Quantum gas interferometry on ground and in space - Physics
Colloquia Topic and Speaker Bio
Abstract: Ultra-cold quantum gases promise to boost the sensitivity and accuracy of inertial matter-wave interferometers. Applications of these sensors extend from fundamental physics over the use in navigation to interdisciplinary applications such as geodesy. Space is a unique environment for sounding out the ultimate precision of these sensors, which might be beneficial for e.g. satellite gravimetry. Exploiting quantum gases for high-precision interferometry places high demands on their control and manipulation. We take benefit of various microgravity platforms such as the Bremen drop tower, the Einstein elevator in Hannover, sounding rockets and the international space station to advance the necessary methods. The DLR-mission MAIUS-1 demonstrated Bose-Einstein condensation and performed first interferometry experiments during the space travel of a sounding rocket. NASA’s Cold Atom Laboratory continues this research in orbit on the ISS.
Starting from a rubidium Bose-Einstein condensate, recently lowest expansion energies have been achieved by us in the Bremen drop tower as required for extending atom interferometry over several seconds. These quantum-gas sources reach the performance as required for inertial quantum sensors proposed for satellite gravimetry. Indeed, the EU project CARIOQA-PMP develops an engineering model taking heritage of our source concept for a pathfinder mission towards quantum-sensor based satellite gravimetry.
Bio: Ernst M. Rasel is a full professor at the Leibniz Universität Hannover (LUH) and the Leibniz faculty for Quantum Engineering and Space-Time Research (QUEST-LFS). He received his PhD in 1996 from the Leopold-Franzens-Universität Innsbruck for the demonstration of an atom interferometer based on diffraction gratings made of light in the group of A. Zeilinger. He cooperated during his postdoc at the Ecole Normale Supérieure in Paris with M. Leduc and Cohen-Tannoudji on Bose-Einstein condensation of metastable helium. 1999 he joined the group of W. Ertmer at the institute of quantum optics (LUH) as research assistant and started his own group at LUH and the excellence cluster QUEST and later Quantum Frontiers working in the field of atom optics, interferometry and frequency metrology. His research is fundamental to developing technologies that leverage quantum mechanics for improved performance.
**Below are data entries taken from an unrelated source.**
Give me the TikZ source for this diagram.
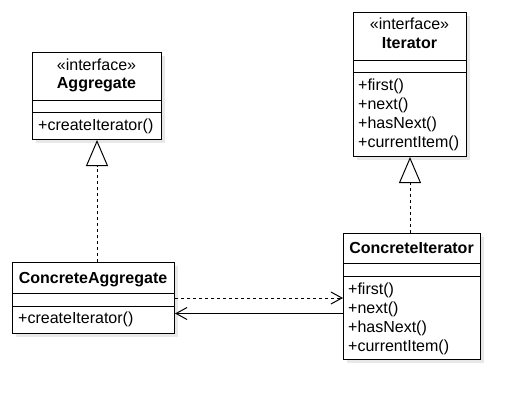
\documentclass[tikz,border=0pt]{standalone}
\usepackage{fontspec}
\setmainfont{Liberation Sans}
\usetikzlibrary{arrows.meta, positioning, shadows}

\begin{document}
\begin{tikzpicture}[x=1pt, y=-1pt,
    umlbox/.style={draw, fill=white, line width=1pt, anchor=north west, inner sep=0pt,
        drop shadow={shadow xshift=3pt, shadow yshift=-3pt, fill=black!9, opacity=1}},
    txt/.style={inner sep=0pt, font=\fontsize{16}{19}\selectfont, text height=11.5pt, text depth=3.5pt},
    title/.style={txt, font=\fontsize{16}{19}\selectfont\bfseries},
    member/.style={txt, anchor=west},
    realize/.style={line width=1pt, dash pattern=on 3pt off 3pt, -{Triangle[open, length=26pt, width=22pt]}},
    depend/.style={line width=1pt, dash pattern=on 3pt off 3pt, -{Straight Barb[length=11pt, width=12pt]}},
    assoc/.style={line width=1pt, -{Straight Barb[length=11pt, width=12pt]}}]
    \useasboundingbox (0,0) rectangle (530,410);
    % class boxes
    \node[umlbox, minimum width=129pt, minimum height=87pt] (agg) at (32,52) {};
    \node[umlbox, minimum width=113pt, minimum height=144pt] (iter) at (353,12) {};
    \node[umlbox, minimum width=162pt, minimum height=71pt] (cagg) at (12,262) {};
    \node[umlbox, minimum width=137pt, minimum height=126pt] (citer) at (343,233) {};
    \foreach \b/\y in {agg/100, agg/112, iter/60, iter/72, cagg/293, cagg/306, citer/263, citer/276} {
        \draw[line width=1pt] (\b.west |- 0,\y) -- (\b.east |- 0,\y);
    }
    % names
    \node[txt] (aggst) at (96.5,66) {«interface»};
    \node[title] (aggname) at (96.5,84) {Aggregate};
    \node[txt] (iterst) at (409.5,25) {«interface»};
    \node[title] (itername) at (409.5,44) {Iterator};
    \node[title] (caggname) at (93,279) {ConcreteAggregate};
    \node[title] (citername) at (411.5,249) {ConcreteIterator};
    % operations
    \node[member] (aggop) at (38,126) {+createIterator()};
    \node[member] (caggop) at (18,319) {+createIterator()};
    \foreach \x/\y/\m/\n in {358/86/first/1, 358/105/next/2, 358/124/hasNext/3, 358/143/currentItem/4,
                             348/290/first/5, 348/309/next/6, 348/328/hasNext/7, 348/347/currentItem/8} {
        \node[member] (op\n) at (\x,\y) {+\m()};
    }
    % relations
    \draw[realize] (cagg.north -| agg.south) -- (agg.south);
    \draw[realize] (citer.north -| iter.south) -- (iter.south);
    \draw[depend] (cagg.east) -- (cagg.east -| citer.west);
    \coordinate (navback) at ([yshift=-15.5pt]cagg.east);
    \draw[assoc] (navback -| citer.west) -- (navback);
\end{tikzpicture}
\end{document}
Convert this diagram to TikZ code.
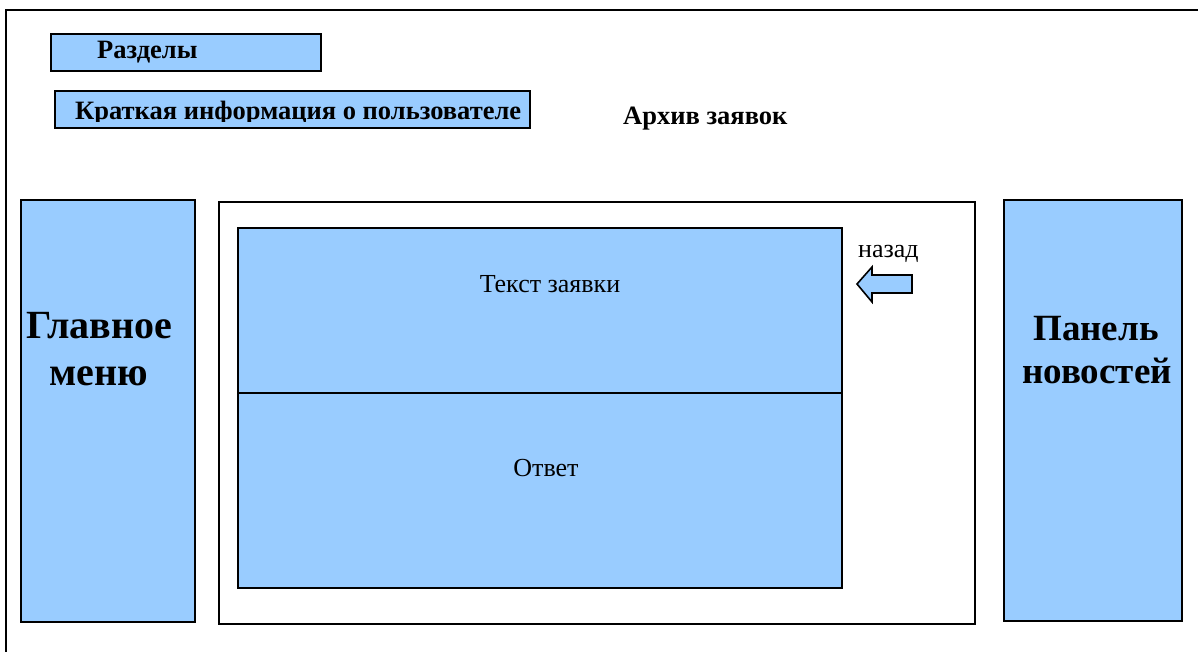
\documentclass[tikz,border=0pt]{standalone}
\usepackage{fontspec}
\setmainfont{Liberation Serif}
\definecolor{boxblue}{HTML}{99CCFF}
\tikzset{
  bluebox/.style={draw=black, fill=boxblue, line width=1.6pt},
  whitebox/.style={draw=black, fill=white, line width=1.6pt},
  smallbold/.style={font=\fontsize{26.5}{30}\selectfont\bfseries, inner sep=0pt},
  bigbold/.style={font=\fontsize{40}{45}\selectfont\bfseries, inner sep=0pt, align=center},
  bigboldb/.style={font=\fontsize{37}{43}\selectfont\bfseries, inner sep=0pt, align=center},
  plaintext/.style={font=\fontsize{26}{30}\selectfont, inner sep=0pt},
}
\begin{document}
\begin{tikzpicture}[x=1pt,y=-1pt]
\useasboundingbox (0,0) rectangle (1198,652);
% outer frame (right and bottom edges fall outside the picture)
\draw[line width=1.6pt] (6,660) -- (6,10) -- (1210,10);

% top boxes
\node[bluebox, anchor=north west, minimum width=270pt, minimum height=37pt, inner sep=0pt] (razd) at (50,33) {};
\node[smallbold, anchor=base west] (razdt) at (97,59) {Разделы};

\node[bluebox, anchor=north west, minimum width=475pt, minimum height=37pt, inner sep=0pt] (info) at (54,90) {};
\begin{scope}
\clip (54,90) rectangle (529,122);
\node[smallbold, anchor=base west] (infot) at (75,119.5) {Краткая информация о пользователе};
\end{scope}

\node[smallbold, anchor=base west] (arch) at (623,125) {Архив заявок};

% main menu
\node[bluebox, anchor=north west, minimum width=174pt, minimum height=422pt, inner sep=0pt] (menu) at (20,199) {};
\node[bigbold, anchor=base] (menut1) at (99,338) {Главное};
\node[bigbold, anchor=base] (menut2) at (99,385) {меню};

% news panel
\node[bluebox, anchor=north west, minimum width=178pt, minimum height=421pt, inner sep=0pt] (news) at (1003,199) {};
\node[bigboldb, anchor=base] (newst1) at (1096,340) {Панель};
\node[bigboldb, anchor=base] (newst2) at (1097,383) {новостей};

% central area
\node[whitebox, anchor=north west, minimum width=756pt, minimum height=422pt, inner sep=0pt] (center) at (218,201) {};
\node[bluebox, anchor=north west, minimum width=604pt, minimum height=360pt, inner sep=0pt] (req) at (237,227) {};
\coordinate (divl) at (237,393);
\coordinate (divr) at (841,393);
\draw[line width=1.6pt] (divl) -- (divr);
\node[plaintext] (reqt) at (550,284) {Текст заявки};
\node[plaintext] (ans) at (546,468) {Ответ};

% back
\node[plaintext, anchor=base west] (back) at (858,258) {назад};
\draw[bluebox, line width=1.6pt, line join=miter]
  (857,284) -- (872,267) -- (872,275) -- (912,275) -- (912,293) -- (872,293) -- (872,302) -- cycle;
\end{tikzpicture}
\end{document}
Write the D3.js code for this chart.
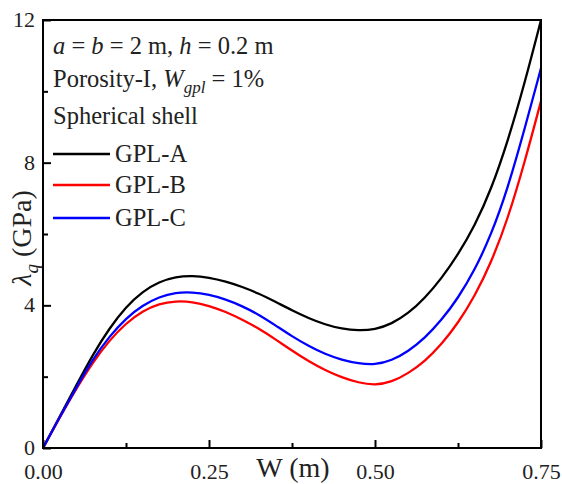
<!DOCTYPE html>
<html>
<head>
<meta charset="utf-8">
<script src="https://cdn.jsdelivr.net/npm/d3@7"></script>
<style>
  body { margin: 0; background: #fff; }
  svg text { font-family: "Liberation Serif", "Times New Roman", serif; fill: #222; }
</style>
</head>
<body>
<svg id="chart" width="562" height="484"></svg>
<script>
// deflection W (m)
const wValues = [0, 0.025, 0.05, 0.075, 0.1, 0.125, 0.15, 0.175, 0.2, 0.225, 0.25,
  0.275, 0.3, 0.325, 0.35, 0.375, 0.4, 0.425, 0.45, 0.475, 0.5,
  0.525, 0.55, 0.575, 0.6, 0.625, 0.65, 0.675, 0.7, 0.725, 0.75];

// lambda_q (GPa)
const gplA = [0, 0.88, 1.75, 2.62, 3.36, 3.96, 4.39, 4.66, 4.8, 4.83, 4.78,
  4.67, 4.52, 4.33, 4.1, 3.86, 3.64, 3.46, 3.34, 3.29, 3.32,
  3.48, 3.77, 4.2, 4.75, 5.42, 6.22, 7.25, 8.6, 10.2, 12.0];
const gplB = [0, 0.85, 1.66, 2.4, 3.02, 3.5, 3.84, 4.05, 4.12, 4.1, 3.99,
  3.82, 3.6, 3.35, 3.05, 2.73, 2.43, 2.18, 1.98, 1.83, 1.76,
  1.85, 2.09, 2.43, 2.9, 3.5, 4.25, 5.2, 6.42, 7.98, 9.73];
const gplC = [0, 0.86, 1.69, 2.49, 3.13, 3.64, 4.0, 4.24, 4.36, 4.37, 4.3,
  4.17, 3.98, 3.74, 3.44, 3.13, 2.86, 2.63, 2.47, 2.37, 2.33,
  2.45, 2.71, 3.08, 3.58, 4.2, 4.98, 5.98, 7.28, 8.92, 10.65];

const seriesNames = ['GPL-A', 'GPL-B', 'GPL-C'];
const seriesColors = ['#000000', '#ff0000', '#0000ff'];

const xTicks = [0, 0.25, 0.5, 0.75];
const xMinor = [0.125, 0.375, 0.625];
const yTicks = [0, 4, 8, 12];
const yMinor = [2, 6, 10];

const width = 562, height = 484;
const margin = {top: 20, right: 21, bottom: 36, left: 43};
const w = width - margin.left - margin.right;
const h = height - margin.top - margin.bottom;

const svg = d3.select('#chart');
const main = svg.append('g').attr('transform', `translate(${margin.left},${margin.top})`);

const xScale = d3.scaleLinear().domain([0, 0.75]).range([0, w]);
const yScale = d3.scaleLinear().domain([0, 12]).range([h, 0]);

// clip
svg.append('defs').append('clipPath').attr('id', 'clip')
  .append('rect').attr('x', -2).attr('y', -2).attr('width', w + 2).attr('height', h + 2);

// curves
const line = d3.line()
  .x(d => xScale(d[0]))
  .y(d => yScale(d[1]))
  .curve(d3.curveBasis);

const series = [gplA, gplB, gplC];
series.forEach((vals, i) => {
  main.append('path')
    .datum(wValues.map((x, j) => [x, vals[j]]))
    .attr('clip-path', 'url(#clip)')
    .attr('fill', 'none')
    .attr('stroke', seriesColors[i])
    .attr('stroke-width', 2.3)
    .attr('d', line);
});

// axes (ticks pointing inward)
const xAxis = main.append('g').attr('transform', `translate(0,${h})`)
  .call(d3.axisBottom(xScale).tickValues(xTicks).tickSize(-8).tickPadding(15)
    .tickFormat(d3.format('.2f')));
main.append('g').attr('transform', `translate(0,${h})`)
  .call(d3.axisBottom(xScale).tickValues(xMinor).tickSize(-5).tickFormat(''));

const yAxis = main.append('g')
  .call(d3.axisLeft(yScale).tickValues(yTicks).tickSize(-8).tickPadding(8));
main.append('g')
  .call(d3.axisLeft(yScale).tickValues(yMinor).tickSize(-5).tickFormat(''));

main.selectAll('.domain').remove();
main.selectAll('.tick line').attr('stroke', '#000').attr('stroke-width', 2);
main.selectAll('.tick text').attr('font-size', 22).attr('fill', '#222')
  .attr('font-family', '"Liberation Serif", serif');
xAxis.selectAll('.tick text').attr('dy', '0.71em');
yAxis.selectAll('.tick text').attr('dy', '0.3em');

// frame
main.append('rect')
  .attr('width', w).attr('height', h)
  .attr('fill', 'none').attr('stroke', '#000').attr('stroke-width', 2);

// axis titles
svg.append('text')
  .attr('x', 293).attr('y', 477)
  .attr('text-anchor', 'middle')
  .attr('font-size', 28)
  .text('W (m)');

const yTitle = svg.append('text')
  .attr('transform', 'translate(31,238) rotate(-90)')
  .attr('text-anchor', 'middle')
  .attr('font-size', 28);
yTitle.append('tspan').attr('font-style', 'italic').text('λ');
yTitle.append('tspan').attr('font-style', 'italic').attr('font-size', 19).attr('dy', 7).text('q');
yTitle.append('tspan').attr('dy', -7).text(' (GPa)');

// annotation
const note = svg.append('g').attr('font-size', 24.5);
const t1 = note.append('text').attr('x', 53).attr('y', 54);
t1.append('tspan').attr('font-style', 'italic').text('a');
t1.append('tspan').text(' = ');
t1.append('tspan').attr('font-style', 'italic').text('b');
t1.append('tspan').text(' = 2 m, ');
t1.append('tspan').attr('font-style', 'italic').text('h');
t1.append('tspan').text(' = 0.2 m');

const t2 = note.append('text').attr('x', 53).attr('y', 87);
t2.append('tspan').text('Porosity-I, ');
t2.append('tspan').attr('font-style', 'italic').text('W');
t2.append('tspan').attr('font-style', 'italic').attr('font-size', 17).attr('dy', 6).text('gpl');
t2.append('tspan').attr('dy', -6).text(' = 1%');

note.append('text').attr('x', 53).attr('y', 124).text('Spherical shell');

// legend
const legendY = [154, 185, 218];
seriesNames.forEach((name, i) => {
  const g = svg.append('g');
  g.append('line')
    .attr('x1', 53).attr('x2', 110)
    .attr('y1', legendY[i]).attr('y2', legendY[i])
    .attr('stroke', seriesColors[i]).attr('stroke-width', 2.3);
  g.append('text')
    .attr('x', 115).attr('y', legendY[i] + 8)
    .attr('font-size', 24.5)
    .text(name);
});
</script>
</body>
</html>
He has been part of initiatives that extend quantum experiments into space. Such experiments take advantade of microgravity environments to explore quantum phenomena in wavs that are not possible on Earth. This includes involvement in projects like the MAIUS mission, which successfully demonstrated creation of and interferometry with Bose-Einstein condensates in space, paving the way for advanced precision measurement tools for fundamental physics and applied sciences.